11 October 2008

Lysis Complete

My story Lysis Complete is published this week on 42opus in Fiction. My thanks to the editors of this lovely site.

This story is interesting to me because it comes out of some writing I did in what feels like another lifetime more than 14 years ago. I had been working with François Camoin at the University of Utah, and at his suggestion, signed up for a workshop with Phyllis Barber. Most of this story comes from pieces that I originally wrote for her in that workshop.

But perhaps most strange to me was the tangible rush of memories that opened up when I came across the draft of this story about a year ago. My life was in shambles at the time of Phyllis' workshop. I was in the throes of a failed marriage, in between jobs and had applied to the writing program at the university - surely if I could go back to school I could pull my life back together.

The workshop was in Park City. I couldn't afford to stay at the conference, so I was staying at my parents' home near the mouth of Emigration Canyon, driving up and back through the canyon each day.

One night I had imposed myself at some party, passed out in my '76 Camaro, and then, still drunk and shored up by a little pick-me-up, I headed down Parley's Canyon. It was early morning, cold and there was fog like there is in the mountains and little traffic - the occasional semi-truck heading East to Cheyenne.

I came fast around one of those sweeping bends through a bank of fog, and my headlights caught the most enormous porcupine I had ever seen, illuminated by fog and headlamp to appear completely white. It turned its head towards me. Then I flashed by, swerving hard into the far lane, banking back again to adjust and readjust for my panicked over-correction.

I didn't stop. I doubt I even slowed.

Some psychological theory somewhere will explain how memory imprints most clearly under duress. The burst of adrenaline that implodes at chest level and then drops to churn in your stomach also binds the detail of every silver tip of porcupine quill and the round, dark eye just above the curve of its face, childlike in the headlights.

I carry more than a few memories from those long, bad years, set, as they were, by duress heightened with adrenaline, fear and pain. Even now, with resolution for the greater burden of guilt and shame, the images remain unfaded, ethereal and vivid, with crisp edges and the faintest taste of regret at the back of your throat like bitter almonds.

Sherri

27 September 2008

like music

There are many theories about how to write. As a reader, I am most moved by works that connect me in an emotive way, the confluence of intellectual and emotional and shared human experience.

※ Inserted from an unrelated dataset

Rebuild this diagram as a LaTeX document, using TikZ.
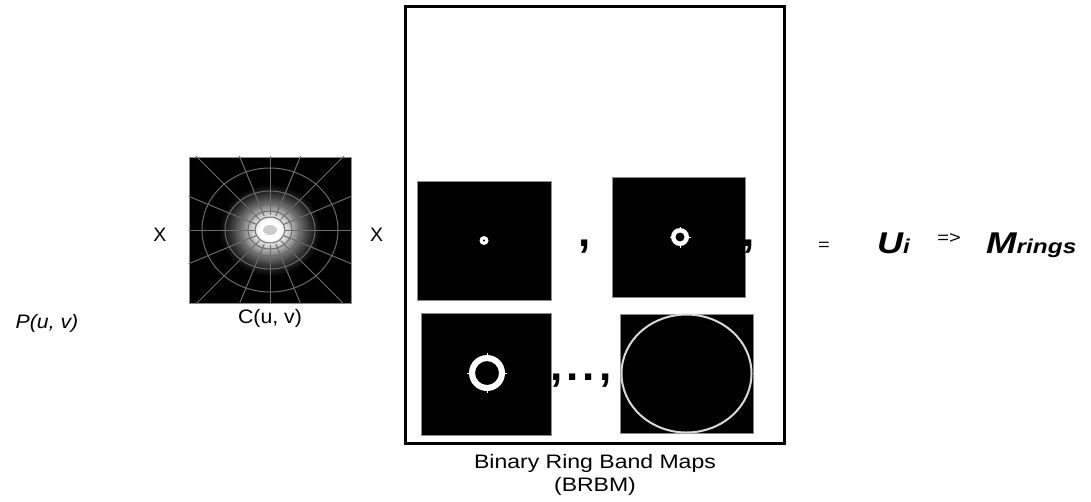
\documentclass[tikz,border=0pt]{standalone}
\usepackage{fontspec}
\setmainfont{Liberation Sans}
\newcommand{\fsz}[1]{\fontsize{#1}{#1}\selectfont}
\newcommand{\wide}[2][1.09]{\scalebox{#1}[1]{#2}}
% soft bright spot in the middle of the weighting map
% (the shaded path's box is mapped onto the central 50bp square)
\pgfdeclareradialshading{glow}{\pgfpointorigin}{%
  color(0bp)=(white); color(5bp)=(white); color(8bp)=(white!85!black);
  color(11bp)=(white!65!black); color(14bp)=(white!45!black);
  color(17.5bp)=(white!27!black); color(21bp)=(white!12!black);
  color(24.5bp)=(black); color(50bp)=(black)}
\begin{document}
\begin{tikzpicture}[x=1pt,y=-1pt,
  lbl/.style={inner sep=0pt, anchor=base},
  mapbox/.style={fill=black, draw=white!55!black, line width=0.6pt, inner sep=0pt},
  gridline/.style={draw=white!42!black, line width=1pt},
  ringline/.style={draw=white!85!black, line width=2pt}]
\useasboundingbox (0,0) rectangle (1091,501);

% frame around the ring band maps
\node[draw, line width=3pt, minimum width=379, minimum height=437, inner sep=0pt] (frame) at (594.5,224.5) {};

% weighting map C(u,v)
\node[mapbox, minimum width=162, minimum height=146] (cimg) at (270,230) {};
\begin{scope}
  \clip (cimg.south west) rectangle (cimg.north east);
  \shade[shading=glow] (cimg.center) ellipse [x radius=52, y radius=47];
  \foreach \a in {0,22.5,...,337.5}
    \draw[gridline] (cimg.center) ++(\a:15) -- ++(\a:120);
  \foreach \rx/\ry in {15/13, 22/19, 30/26, 45/39, 68/62}
    \draw[gridline] (cimg.center) ellipse [x radius=\rx, y radius=\ry];
  \fill[white!80!black] (cimg.center) ellipse [x radius=7, y radius=5.5];
  \draw[white, line width=1.6pt] (cimg.center) ellipse [x radius=8, y radius=6];
\end{scope}

% binary ring band maps
\node[mapbox, minimum width=134, minimum height=119] (m1) at (484,240.5) {};
\node[mapbox, minimum width=133, minimum height=120] (m2) at (678.5,237) {};
\node[mapbox, minimum width=130, minimum height=122] (m3) at (486,374) {};
\node[mapbox, minimum width=133, minimum height=119] (m4) at (686.5,373.5) {};

\fill[white, even odd rule] (m1.center) circle [radius=4.5] circle [radius=1.4];
\fill[white, even odd rule] (m2.center) ++(1.5,0) circle [radius=9] circle [radius=4.6];
\foreach \a in {0,90,180,270}
  \draw[white, line width=1pt] (m2.center) ++(1.5,0) ++(\a:8.5) -- ++(\a:2);
\fill[white, even odd rule] (m3.center) ++(1,-1) circle [radius=18] circle [radius=12];
\foreach \a in {0,90,180,270}
  \draw[white, line width=1pt] (m3.center) ++(1,-1) ++(\a:17.5) -- ++(\a:2.5);
\draw[ringline] (m4.center) ellipse [x radius=65, y radius=59];

% separators between the maps
\node[lbl, font=\fsz{44}\bfseries] (c1) at (585,246) {,};
\node[lbl, font=\fsz{44}\bfseries] (c2) at (749,246) {,};
\node[lbl, font=\fsz{44}\bfseries] (c3) at (581,380) {,\kern4pt.\kern4pt.\kern4pt,};

% operators and labels
\node[lbl, font=\fsz{19.5}] (x1) at (160,241) {X};
\node[lbl, font=\fsz{19.5}] (x2) at (376.5,241) {X};
\node[lbl, font=\fsz{19.5}] (clbl) at (270,323) {\wide{C(u, v)}};
\node[lbl, font=\fsz{19.5}\itshape] (plbl) at (47,328) {\wide{P(u, v)}};
\node[lbl, font=\fsz{19.5}] (blbl1) at (595,468) {\wide[1.18]{Binary Ring Band Maps}};
\node[lbl, font=\fsz{19.5}] (blbl2) at (595,491) {\wide[1.18]{(BRBM)}};

\node[lbl, font=\fsz{17}] (eq) at (824,250) {\wide[1.18]{=}};
\node[lbl, anchor=base west, font=\fsz{30}\bfseries\itshape] (ui) at (877,253)
  {\wide[1.2]{U{\fsz{20}i}}};
\node[lbl, font=\fsz{17}] (imp) at (949,243) {\wide[1.18]{=>}};
\node[lbl, anchor=base west, font=\fsz{30}\bfseries\itshape] (mr) at (986,253)
  {\wide[1.22]{M{\fsz{20}rings}}};
\end{tikzpicture}
\end{document}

Music moves me at the same level. Or perhaps beyond as it surpasses language. It is emotive from a different direction. That being the ultimate challenge for a writer - to evoke connection in a holistic way. Breathe life into character and story, with subtlety and balance. Like music.



Sherri

14 September 2008

City streets

There's noise on the street. The two strangers in front of me at the Starbucks on the corner. The produce guy who brings me fresh cucumbers from the back, talking over the counter to the woman in the bakery. The gas man trading quips with his co-workers across the pumps. My husband's friends downstairs in the Cigar Room at Kells that feels like a real old-fashioned speakeasy. Everyone's talking about it. Election. Power. Abuse of power. Counting votes, opinions, days.

While I am amused by the daily stupid human quote that makes it to the internet and then, days later, the local news, I hope to stay out of the debate. Especially the one that breaks out in my living room between the brother-in-law, nephew, and step-son.

But I enjoy the buzz. The conversation. The flight of words. Sometimes it's exactly like the old soup-can phone, string pulled tight between our refrigerator-box houses. It's like eavesdropping on the collective.

And then in the stillness of a breath, a moment of silence for David Foster Wallace. Be at peace.